The novel implicitly equates disruption of the rules of language with the disruption of social order. Stein pays minute attention to the small variations in the book’s deliberately limited vocabulary. For example, the novel’s superabundance of connective words suggests that the relationship between people can be represented by the relationship between words, as if trying to replace connections where they have been worn away by the world’s changing view of history and family. Stein gave more importance to the little words — pronouns, conjunctions — and it is not hard to see the radical implications of the undermining of hierarchies by the disruption of word order. Stein’s changing of conventional word order was intended to question the usefulness of such convention and order in describing the world.

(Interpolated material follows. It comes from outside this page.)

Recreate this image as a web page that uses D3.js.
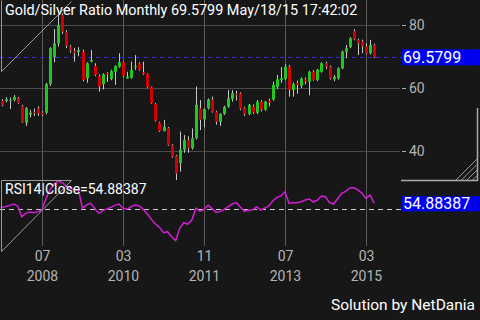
<!DOCTYPE html>
<html><head><meta charset="utf-8">
<script src="https://cdn.jsdelivr.net/npm/d3@7"></script>
<style>html,body{margin:0;padding:0;background:#171717;overflow:hidden}svg{display:block}</style>
</head><body><svg id="c" width="480" height="320"></svg>
<script>
const startMonth = "2007-09";
const opens  = [55.8,55.7,56.0,56.0,56.6,54.1,48.8,51.4,52.2,53.4,52.0,52.0,61.1,69.6,74.0,83.0,77.7,73.0,71.5,71.2,71.4,62.9,68.2,66.8,63.7,61.1,64.6,62.7,65.0,66.6,68.0,62.9,63.1,66.4,67.7,64.8,64.3,60.1,54.8,48.8,46.2,47.1,41.7,38.3,36.0,40.2,43.3,40.7,43.9,53.4,49.9,53.4,56.2,52.3,49.1,51.6,53.9,56.3,58.0,58.1,53.6,51.6,54.0,52.0,55.5,53.0,55.8,56.2,60.2,62.3,62.7,66.6,59.2,61.3,60.6,62.6,61.8,65.0,62.4,65.0,67.7,66.6,62.6,62.9,66.1,71.2,72.8,78.0,75.1,74.6,73.0,70.9,73.5];
const highs  = [56.3,56.9,56.8,57.6,57.0,54.5,53.8,52.9,53.3,54.0,52.5,61.5,72.8,78.5,83.0,83.5,78.2,73.5,72.5,72.8,72.0,68.0,71.9,67.7,64.2,64.5,64.9,65.6,67.0,70.9,68.2,65.0,68.2,70.3,68.0,68.2,64.5,60.3,55.1,49.1,49.7,47.5,42.0,38.6,46.0,44.9,44.5,47.0,60.3,56.0,53.4,56.5,57.1,52.6,51.8,54.2,59.2,59.2,59.0,58.5,53.9,54.8,54.6,56.0,56.0,55.8,56.5,61.8,64.0,66.5,67.4,67.1,61.6,62.2,63.2,63.2,65.3,65.5,65.9,68.0,68.2,67.0,64.0,66.4,71.7,73.5,76.0,78.5,75.5,75.2,74.0,75.1,73.9];
const lows   = [54.0,55.3,53.2,55.6,54.8,48.8,47.8,50.5,50.9,51.0,50.9,51.5,60.5,68.0,73.0,77.0,72.5,71.0,68.2,69.9,62.0,61.5,68.0,63.6,58.7,59.4,61.8,62.3,60.8,66.3,63.3,62.8,62.8,65.6,65.3,64.0,59.8,54.8,49.2,45.9,46.0,41.5,37.7,30.6,33.3,39.3,39.3,40.3,43.5,46.5,47.4,53.0,52.0,48.2,47.8,51.3,53.6,55.5,55.9,52.8,51.0,51.2,51.6,51.6,52.4,52.6,54.0,55.8,59.5,61.5,62.3,57.1,57.1,58.0,59.8,61.0,57.5,62.2,62.0,64.7,65.8,62.5,62.0,62.5,65.8,69.3,72.5,75.0,70.3,70.9,70.6,70.5,69.3];
const closes = [54.4,56.3,56.1,57.0,55.0,49.1,53.4,52.0,51.8,51.8,51.3,61.1,72.5,74.0,79.8,77.7,73.2,71.7,70.9,71.9,62.4,67.7,68.7,64.0,60.3,64.2,64.2,65.2,66.8,68.0,63.7,63.4,65.6,66.8,65.6,64.3,60.1,55.0,49.5,46.2,47.5,41.7,38.0,32.7,40.2,43.4,40.7,43.9,54.5,49.7,53.1,56.2,52.3,49.1,51.6,53.9,56.6,58.2,57.6,53.2,51.5,54.5,52.0,55.5,53.0,55.5,55.3,60.8,62.6,62.9,66.6,59.3,61.1,60.8,62.8,61.9,65.0,62.5,65.6,67.7,66.6,62.9,63.4,66.1,71.4,72.5,75.6,75.3,74.0,73.0,70.9,73.5,69.5799];
const rsi14  = [51.6,52.1,53.2,54.3,52.7,44.0,46.7,47.8,47.2,48.1,49.4,58.9,66.2,70.5,73.0,71.6,68.9,67.0,66.2,65.7,50.8,53.5,54.8,50.8,46.7,48.9,50.2,51.6,53.2,54.3,50.8,50.0,52.1,53.5,52.7,50.0,46.2,41.8,38.0,35.3,31.0,31.8,27.7,24.5,34.5,39.1,38.0,41.3,50.8,48.3,49.9,53.2,50.5,47.5,48.1,50.0,52.1,54.3,55.4,51.6,48.3,49.4,49.4,52.1,49.4,51.0,52.7,57.0,59.7,60.8,64.3,54.8,55.4,55.4,56.2,57.5,58.4,55.9,57.5,60.8,60.2,55.4,54.3,58.6,63.0,64.6,67.3,67.6,65.7,63.0,58.9,61.6,54.88387];
const priceTicks = [40, 60, 80];
const xTickMonths = ["2008-07","2010-03","2011-11","2013-07","2015-03"];
const xTickTop = ["07","03","11","07","03"];
const xTickBottom = ["2008","2010","2011","2013","2015"];
const lastClose = 69.5799;
const lastRsi = 54.88387;
const rsiMid = 50;
const titleText = "Gold/Silver Ratio Monthly 69.5799 May/18/15 17:42:02";
const rsiText = "RSI14|Close=54.88387";
const creditText = "Solution by NetDania";

const svg = d3.select("#c");
const FONT = "Roboto, 'Noto Sans', sans-serif";
const monthIndex = m => { const [y0,m0] = startMonth.split("-").map(Number); const [y,mm] = m.split("-").map(Number); return (y-y0)*12 + (mm-m0); };

const x = d3.scaleLinear().domain([0, closes.length-1]).range([1.5, 1.5 + 4.05*(closes.length-1)]);
const y = d3.scaleLinear().domain([40, 80]).range([150.5, 24.5]);
const yr = d3.scaleLinear().domain([20, 80]).range([246.2, 172.4]);
const plotRight = 400;

svg.append("rect").attr("width",480).attr("height",320).attr("fill","#171717");

// grid
const g = svg.append("g");
priceTicks.forEach(t => {
  const yy = Math.round(y(t))+0.5;
  g.append("line").attr("x1",0).attr("x2",plotRight).attr("y1",yy).attr("y2",yy).attr("stroke","#4a4a4a").attr("stroke-width",1);
  g.append("line").attr("x1",402).attr("x2",406).attr("y1",yy).attr("y2",yy).attr("stroke","#aaa");
  g.append("text").attr("x",409).attr("y",y(t)+5).attr("fill","#b4b4b4").attr("font-family",FONT).attr("font-size",14).text(t);
});
xTickMonths.forEach((m,k) => {
  const xi = Math.round(x(monthIndex(m)))+0.5;
  g.append("line").attr("x1",xi).attr("x2",xi).attr("y1",0).attr("y2",246).attr("stroke","#5a5a5a").attr("stroke-width",1);
  g.append("text").attr("x",xi).attr("y",261).attr("text-anchor","middle").attr("fill","#b4b4b4").attr("font-family",FONT).attr("font-size",14).text(xTickTop[k]);
  g.append("text").attr("x",xi).attr("y",281).attr("text-anchor","middle").attr("fill","#b4b4b4").attr("font-family",FONT).attr("font-size",14).text(xTickBottom[k]);
});

// last price dashed line
const ly = Math.round(y(lastClose))+0.5;
svg.append("line").attr("x1",0).attr("x2",402).attr("y1",ly).attr("y2",ly).attr("stroke","#2a2ae6").attr("stroke-width",1.2).attr("stroke-dasharray","4,4");

// candles
const cg = svg.append("g");
closes.forEach((c,i) => {
  const o = opens[i], h = highs[i], l = lows[i];
  const xc = Math.round(x(i));
  cg.append("line").attr("x1",xc+0.5).attr("x2",xc+0.5).attr("y1",y(h)).attr("y2",y(l)).attr("stroke","#c8c8c8").attr("stroke-width",1);
  const top = y(Math.max(o,c)), bot = y(Math.min(o,c));
  cg.append("rect").attr("x",xc-1).attr("y",top).attr("width",3).attr("height",Math.max(1,bot-top)).attr("fill", c>=o ? "#1ec81e" : "#d20000");
});

// RSI
const my = Math.round(yr(rsiMid))+0.5;
svg.append("line").attr("x1",0).attr("x2",402).attr("y1",my).attr("y2",my).attr("stroke","#cfcfcf").attr("stroke-width",1).attr("stroke-dasharray","5,4");
svg.append("path").datum(rsi14).attr("fill","none").attr("stroke","#d21ed2").attr("stroke-width",1.5)
  .attr("d", d3.line().x((d,i)=>x(i)).y(d=>yr(d)));

// handles
const hg = svg.append("g").attr("stroke","#9a9a9a").attr("stroke-width",1).attr("fill","none");
hg.append("path").attr("d","M1.5,0.5 L1.5,71.5 L71.5,1.5");
hg.append("path").attr("d","M71.5,180.5 L1.5,180.5 L1.5,251.5 L71.5,180.5");
hg.append("path").attr("d","M477.5,108 L477.5,180.5 L401,180.5").attr("stroke","#aaa").attr("stroke-width",1.5);
[0,5.5,11,16.5].forEach(d => hg.append("line").attr("x1",456+d).attr("y1",180).attr("x2",477).attr("y2",159+d));

// value labels
svg.append("rect").attr("x",402).attr("y",y(lastClose)-8).attr("width",77).attr("height",16).attr("fill","#0000f0");
svg.append("text").attr("x",403).attr("y",y(lastClose)+6).attr("fill","#fff").attr("font-family",FONT).attr("font-size",16).text(lastClose);
svg.append("rect").attr("x",402).attr("y",yr(lastRsi)-7).attr("width",77).attr("height",15).attr("fill","#0000f0");
svg.append("text").attr("x",403).attr("y",yr(lastRsi)+6).attr("fill","#fff").attr("font-family",FONT).attr("font-size",16).text(lastRsi);

// texts
svg.append("text").attr("x",5).attr("y",15).attr("fill","#fff").attr("font-family",FONT).attr("font-size",14.4).text(titleText);
svg.append("text").attr("x",5).attr("y",194).attr("fill","#fff").attr("font-family",FONT).attr("font-size",14).text(rsiText);
svg.append("text").attr("x",475).attr("y",310).attr("text-anchor","end").attr("fill","#fff").attr("font-family",FONT).attr("font-size",15.5).text(creditText);
</script></body></html>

This was an almost anarchistic approach. It brims with oppositions and contradictions, irony, negative constructions and antinomy, a way of building up ideas that would fascinate Stein throughout her career, and that would allow her a deep moral ambiguity in everything she wrote.
Stein’s scientific training set her apart from the other creative artists in her milieu, and she traded on it. If, as Leo insisted, she was unable to express herself effectively in a traditional fictional idiom, she could shape her own that was infused with the language of science. Scientific practice being part of her approach, one of her aims was ‘I want to be right about every one.’
10
In order to be right she started generalizing with gerunds. She grouped people in their ways of loving, being, attacking, resisting and so on. She dropped punctuation, and sculpted massive paragraphs that got longer as the book went on, and sentences that resembled scientific diagrams, categorizing human problems until they were sufficiently abstract to be universal. She never revised, on principle. The emphasis on the present, on observation, lies behind the book’s hubristic goal, to represent ‘every kind of human being that ever was or is or would be living’.
11
This modernist myth of completeness that it chased was a way of drawing together all the acknowledged disorder of her own mind.